Concord Grape-Thyme Bars

makes 12 large squares




1 pound concord grapes, stemmed
1 tablespoon fresh juice from about 1 lemon
2 cups (about 14 ounces) sugar
2 teaspoons chopped fresh thyme
3 cups (about 15 ounces) all purpose flour
1 teaspoon baking powder
1/2 teaspoon salt
1 large egg
16 tablespoons (8 ounces) unsalted butter, chilled and cut into 1/4-inch pieces
Squeeze grapes between your fingers to separate the skins from the pulp. Place skins in bowl of food processor and pulse until roughly chopped, about 5 pulses. Place pulp in medium saucepan. Bring to boil over medium-high heat, then reduce heat to medium-low and simmer until the grapes lose their shape, about 10 minutes.

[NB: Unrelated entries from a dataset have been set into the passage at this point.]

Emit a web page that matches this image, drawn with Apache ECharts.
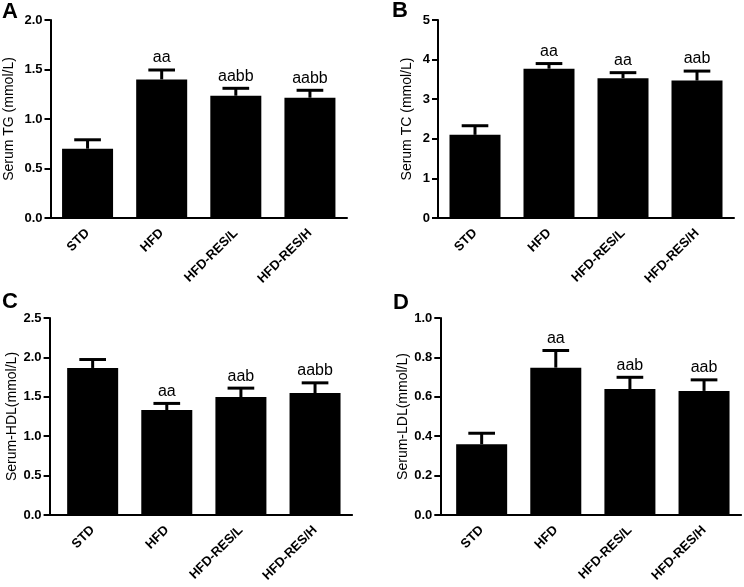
<!DOCTYPE html>
<html>
<head>
<meta charset="utf-8">
<script src="https://cdn.jsdelivr.net/npm/echarts@6/dist/echarts.min.js"></script>
<style>html,body{margin:0;padding:0;background:#fff}#c{width:744px;height:587px}</style>
</head>
<body>
<div id="c"></div>
<script>
const categories = ['STD', 'HFD', 'HFD-RES/L', 'HFD-RES/H'];

const tgMean = [0.70, 1.40, 1.235, 1.215];
const tgErr = [0.09, 0.095, 0.075, 0.075];
const tgMarks = ['', 'aa', 'aabb', 'aabb'];

const tcMean = [2.10, 3.77, 3.53, 3.47];
const tcErr = [0.23, 0.13, 0.14, 0.24];
const tcMarks = ['', 'aa', 'aa', 'aab'];

const hdlMean = [1.866, 1.332, 1.496, 1.547];
const hdlErr = [0.107, 0.084, 0.114, 0.13];
const hdlMarks = ['', 'aa', 'aab', 'aabb'];

const ldlMean = [0.359, 0.748, 0.639, 0.630];
const ldlErr = [0.056, 0.087, 0.060, 0.056];
const ldlMarks = ['', 'aa', 'aab', 'aab'];

const panelLetters = ['A', 'B', 'C', 'D'];
const axisNames = ['Serum TG (mmol/L)', 'Serum TC (mmol/L)', 'Serum-HDL(mmol/L)', 'Serum-LDL(mmol/L)'];
const yMax = [2, 5, 2.5, 1];
const yInterval = [0.5, 1, 0.5, 0.2];
const yDecimals = [1, 0, 1, 1];

const FONT = '"Liberation Sans", Arial, sans-serif';

const panels = [
  {mean: tgMean, err: tgErr, marks: tgMarks, grid: {left: 50.5, top: 20, width: 296.5, height: 198}, yOffset: 0, nameGap: 34, letter: {left: 2, top: 1}},
  {mean: tcMean, err: tcErr, marks: tcMarks, grid: {left: 438, top: 20, width: 296, height: 198}, yOffset: 0, nameGap: 24, letter: {left: 392, top: 0}},
  {mean: hdlMean, err: hdlErr, marks: hdlMarks, grid: {left: 55.6, top: 318, width: 296.5, height: 197}, yOffset: 6, nameGap: 30, letter: {left: 2, top: 291}},
  {mean: ldlMean, err: ldlErr, marks: ldlMarks, grid: {left: 444.6, top: 318, width: 296.5, height: 197}, yOffset: 4.3, nameGap: 26, letter: {left: 393, top: 292}}
];

const grids = [], xAxes = [], yAxes = [], series = [], titles = [];

panels.forEach((p, i) => {
  const gi = grids.length;
  grids.push(Object.assign({containLabel: false}, p.grid));
  titles.push({
    text: panelLetters[i], left: p.letter.left, top: p.letter.top, padding: 0,
    textStyle: {fontFamily: FONT, fontWeight: 'bold', fontSize: 22, color: '#000'}
  });
  xAxes.push({
    type: 'category', gridIndex: gi, data: categories,
    axisLine: {lineStyle: {color: '#000', width: 2}},
    axisTick: {alignWithLabel: true, length: 6, lineStyle: {color: '#000', width: 2}},
    axisLabel: {rotate: 45, margin: 13, interval: 0, color: '#000', fontFamily: FONT, fontWeight: 'bold', fontSize: 13},
    splitLine: {show: false}
  });
  const dec = yDecimals[i];
  yAxes.push({
    type: 'value', gridIndex: gi, min: 0, max: yMax[i], interval: yInterval[i], offset: p.yOffset,
    name: axisNames[i], nameLocation: 'middle', nameGap: p.nameGap,
    nameTextStyle: {fontFamily: FONT, fontSize: 14, color: '#000'},
    axisLine: {show: true, lineStyle: {color: '#000', width: 2}},
    axisTick: {show: true, length: 6, lineStyle: {color: '#000', width: 2}},
    axisLabel: {margin: 8, color: '#000', fontFamily: FONT, fontWeight: 'bold', fontSize: 13,
      formatter: v => v.toFixed(dec)},
    splitLine: {show: false}
  });
  const ai = xAxes.length - 1;
  series.push({
    type: 'bar', xAxisIndex: ai, yAxisIndex: ai, data: p.mean, barWidth: 51,
    itemStyle: {color: '#000', borderColor: '#000', borderWidth: 0}, z: 2
  });
  series.push({
    type: 'custom', xAxisIndex: ai, yAxisIndex: ai, z: 3,
    data: p.mean.map((m, k) => [k, m, p.err[k]]),
    renderItem: (params, api) => {
      const x = api.value(0), m = api.value(1), e = api.value(2);
      const base = api.coord([x, m]);
      const top = api.coord([x, m + e]);
      const half = api.size([1, 0])[0] * 0.18;
      const mark = p.marks[params.dataIndex];
      return {
        type: 'group',
        children: [
          {type: 'line', shape: {x1: base[0], y1: base[1], x2: top[0], y2: top[1]}, style: {stroke: '#000', lineWidth: 3}},
          {type: 'line', shape: {x1: top[0] - half, y1: top[1], x2: top[0] + half, y2: top[1]}, style: {stroke: '#000', lineWidth: 3}},
          {type: 'text', x: top[0], y: top[1] - 4, style: {text: mark, fill: '#000', font: '16px ' + FONT, align: 'center', verticalAlign: 'bottom'}}
        ]
      };
    }
  });
  if (p.yOffset > 0) {
    const hg = grids.length;
    grids.push({left: p.grid.left - p.yOffset, top: p.grid.top, width: p.yOffset + 1, height: p.grid.height});
    xAxes.push({type: 'value', gridIndex: hg, min: 0, max: 1, axisLine: {show: true, onZero: false, lineStyle: {color: '#000', width: 2}},
      axisTick: {show: false}, axisLabel: {show: false}, splitLine: {show: false}});
    yAxes.push({type: 'value', gridIndex: hg, min: 0, max: 1, show: false});
  }
});

const chart = echarts.init(document.getElementById('c'), null, {renderer: 'canvas'});
chart.setOption({
  backgroundColor: '#fff',
  animation: false,
  title: titles,
  grid: grids,
  xAxis: xAxes,
  yAxis: yAxes,
  series: series
});
</script>
</body>
</html>
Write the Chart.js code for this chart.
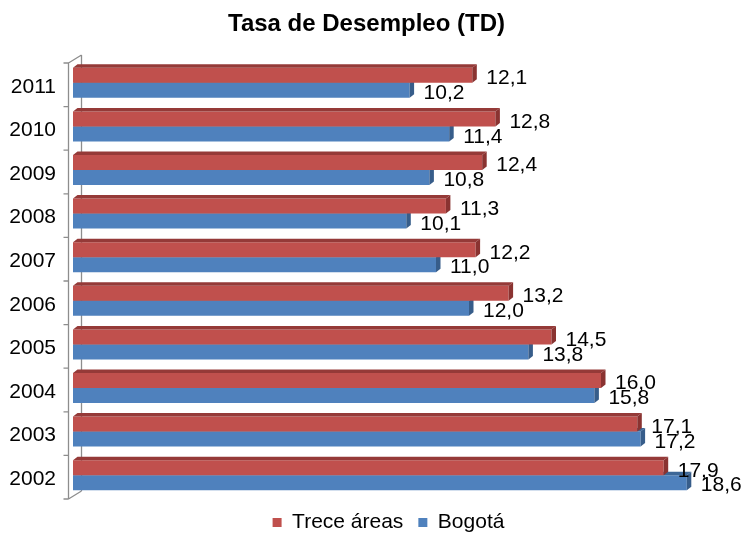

Pour pulp through a fine mesh sieve into a large bowl. Use a paddle or large spoon to push pulp through sieve. Discard seeds.

Combine grape skins, pulp, lemon juice, and 1 cup sugar in now empty saucepan. Bring to boil over medium-high heat, then reduce heat to medium low and simmer for 30 minutes. Add thyme and continue simmering, stirring frequently, until mixture is reduced and has thickened to a jam-like consistency, about 15 minutes more. Remove saucepan from heat and transfer to a bowl to cool.

Adjust oven rack to middle position and preheat oven to 375°F. Butter a 13- by 9-inch baking dish
In bowl of food processor, combine flour, baking powder, remaining 1 cup sugar, and salt; pulse to combine, about 5 pulses. Add egg and butter and pulse until mixture is cohesive but still crumbly, 8 to 12 pulses.
Press 2/3 of dough into bottom of prepared baking dish. Spread grape jam evenly over dough. Sprinkle remaining dough over jam, leaving pockets of jam visible. Bake until golden and set, about 45 minutes. Transfer to cooling rack and cool completely, about 1 hour. Cut into 12 squares and serve.